----- DATA SEGMENT

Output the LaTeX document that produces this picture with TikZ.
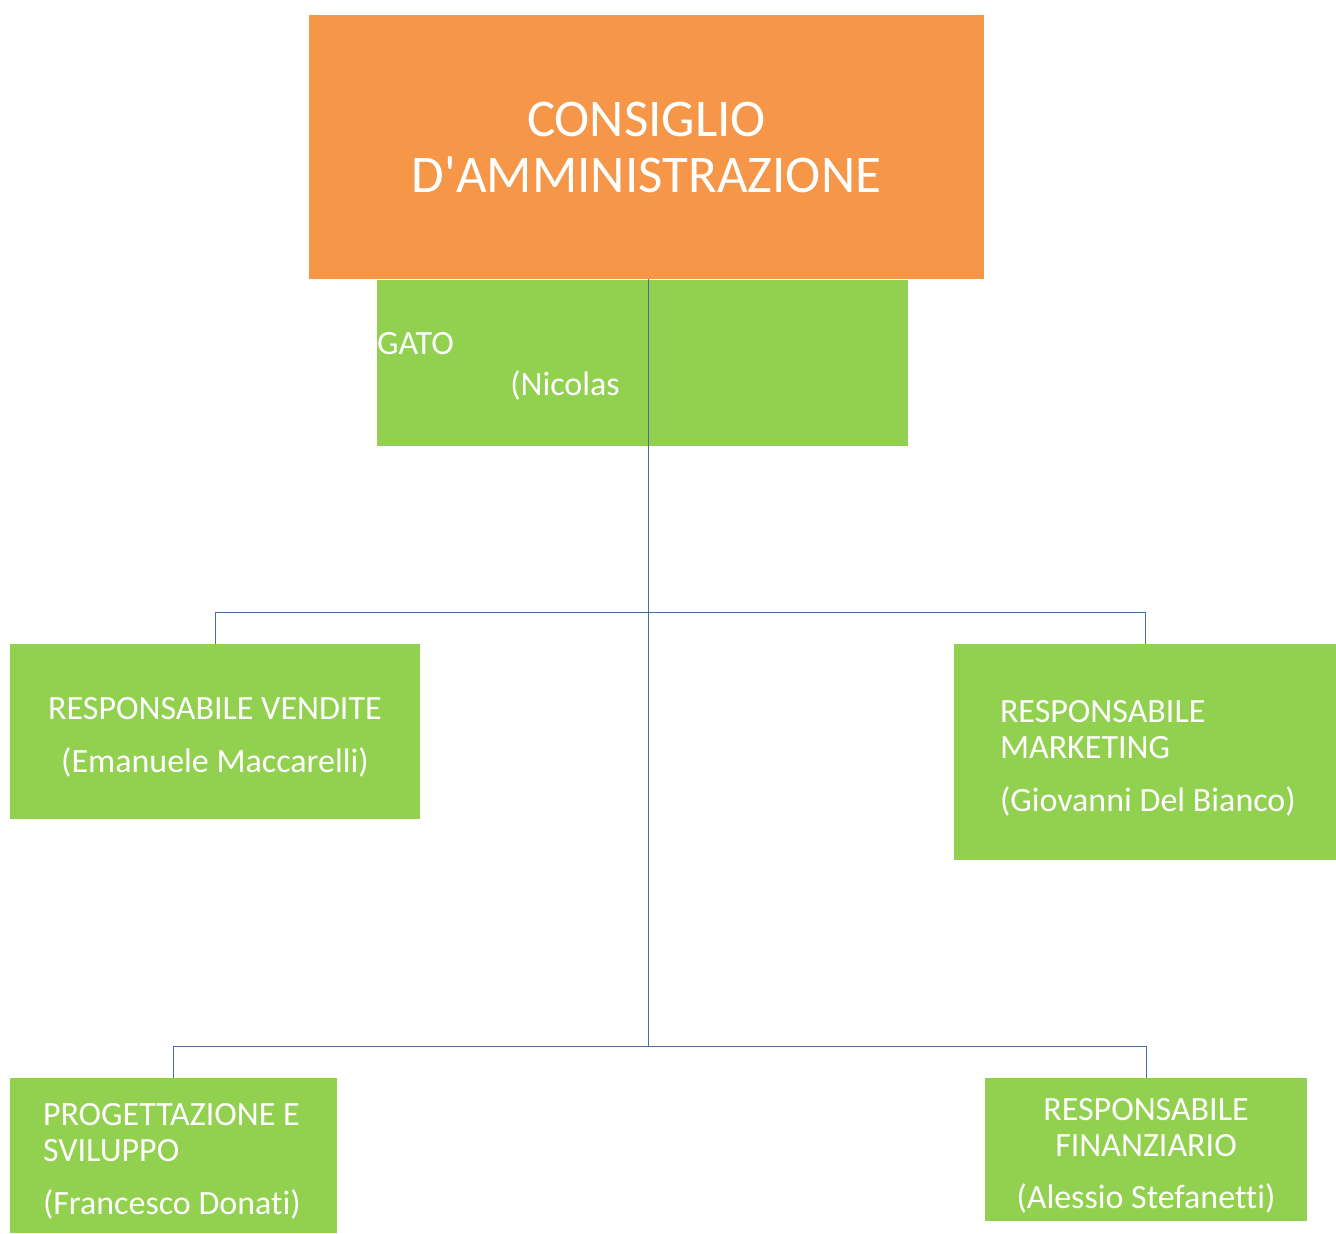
\documentclass[tikz,border=0pt]{standalone}
\usepackage{fontspec}
\setmainfont{Carlito}[Ligatures=NoCommon]
\definecolor{boardorange}{RGB}{246,150,72}
\definecolor{unitgreen}{RGB}{146,208,80}
\definecolor{linkblue}{RGB}{65,113,156}
\newcommand{\boxstrut}{\rule{0pt}{34pt}}
\tikzset{
  unitbox/.style={fill=unitgreen, text=white, inner sep=0pt, align=center,
    font=\fontsize{34}{36}\selectfont},
  link/.style={draw=linkblue, line width=1pt}
}

\begin{document}
\begin{tikzpicture}[x=1pt, y=-1pt]
\useasboundingbox (0,0) rectangle (1336,1234);
% board
\node[fill=boardorange, text=white, align=center, inner sep=0pt,
  minimum width=675pt, minimum height=264pt,
  font=\fontsize{53}{56}\selectfont] (board) at (646.5,147)
  {CONSIGLIO\\D\textquotesingle AMMINISTRAZIONE};
% managing director
\node[fill=unitgreen, minimum width=531pt, minimum height=166pt] (ceo) at (642.5,363) {};
\node[text=white, inner sep=0pt, anchor=base west,
  font=\fontsize{34}{36}\selectfont] (ceotitle) at (377,354) {GATO};
\node[text=white, inner sep=0pt, anchor=base east,
  font=\fontsize{34}{36}\selectfont] (ceoname) at (620,395) {(Nicolas};
% first level
\node[unitbox, minimum width=410pt, minimum height=175pt] (sales) at (215,731.5)
  {\boxstrut RESPONSABILE VENDITE\\[17pt](Emanuele Maccarelli)};
\node[unitbox, align=flush left, inner xsep=46pt, text width=290pt,
  minimum height=216pt] (marketing) at (1145,752)
  {\boxstrut RESPONSABILE\\MARKETING\\[17pt]\mbox{(Giovanni Del Bianco)}};
% second level
\node[unitbox, align=flush left, inner xsep=33pt, text width=261pt,
  minimum height=155pt] (design) at (173.5,1155.5)
  {\boxstrut PROGETTAZIONE E\\SVILUPPO\\[17pt](Francesco Donati)};
\node[unitbox, minimum width=322pt, minimum height=143pt] (finance) at (1146,1149.5)
  {\boxstrut RESPONSABILE\\FINANZIARIO\\[16pt](Alessio Stefanetti)};
% connectors
\coordinate (split1) at (648,612);
\coordinate (split2) at (648,1046);
\draw[link] (board.south -| split1) -- (split2);
\draw[link] (split1) -| (sales.north);
\draw[link] (split1) -| (marketing.north);
\draw[link] (split2) -| (design.north);
\draw[link] (split2) -| (finance.north);
\end{tikzpicture}
\end{document}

----------

◆ REQUIREMENT:
Please transcribe the material above exactly as written. Leave the pictures out.

◆ TASK RESULT:
Output the LaTeX document that produces this picture with TikZ.
\documentclass[tikz,border=0pt]{standalone}
\usepackage{fontspec}
\setmainfont{Carlito}[Ligatures=NoCommon]
\definecolor{boardorange}{RGB}{246,150,72}
\definecolor{unitgreen}{RGB}{146,208,80}
\definecolor{linkblue}{RGB}{65,113,156}
\newcommand{\boxstrut}{\rule{0pt}{34pt}}
\tikzset{
  unitbox/.style={fill=unitgreen, text=white, inner sep=0pt, align=center,
    font=\fontsize{34}{36}\selectfont},
  link/.style={draw=linkblue, line width=1pt}
}

\begin{document}
\begin{tikzpicture}[x=1pt, y=-1pt]
\useasboundingbox (0,0) rectangle (1336,1234);
% board
\node[fill=boardorange, text=white, align=center, inner sep=0pt,
  minimum width=675pt, minimum height=264pt,
  font=\fontsize{53}{56}\selectfont] (board) at (646.5,147)
  {CONSIGLIO\\D\textquotesingle AMMINISTRAZIONE};
% managing director
\node[fill=unitgreen, minimum width=531pt, minimum height=166pt] (ceo) at (642.5,363) {};
\node[text=white, inner sep=0pt, anchor=base west,
  font=\fontsize{34}{36}\selectfont] (ceotitle) at (377,354) {GATO};
\node[text=white, inner sep=0pt, anchor=base east,
  font=\fontsize{34}{36}\selectfont] (ceoname) at (620,395) {(Nicolas};
% first level
\node[unitbox, minimum width=410pt, minimum height=175pt] (sales) at (215,731.5)
  {\boxstrut RESPONSABILE VENDITE\\[17pt](Emanuele Maccarelli)};
\node[unitbox, align=flush left, inner xsep=46pt, text width=290pt,
  minimum height=216pt] (marketing) at (1145,752)
  {\boxstrut RESPONSABILE\\MARKETING\\[17pt]\mbox{(Giovanni Del Bianco)}};
% second level
\node[unitbox, align=flush left, inner xsep=33pt, text width=261pt,
  minimum height=155pt] (design) at (173.5,1155.5)
  {\boxstrut PROGETTAZIONE E\\SVILUPPO\\[17pt](Francesco Donati)};
\node[unitbox, minimum width=322pt, minimum height=143pt] (finance) at (1146,1149.5)
  {\boxstrut RESPONSABILE\\FINANZIARIO\\[16pt](Alessio Stefanetti)};
% connectors
\coordinate (split1) at (648,612);
\coordinate (split2) at (648,1046);
\draw[link] (board.south -| split1) -- (split2);
\draw[link] (split1) -| (sales.north);
\draw[link] (split1) -| (marketing.north);
\draw[link] (split2) -| (design.north);
\draw[link] (split2) -| (finance.north);
\end{tikzpicture}
\end{document}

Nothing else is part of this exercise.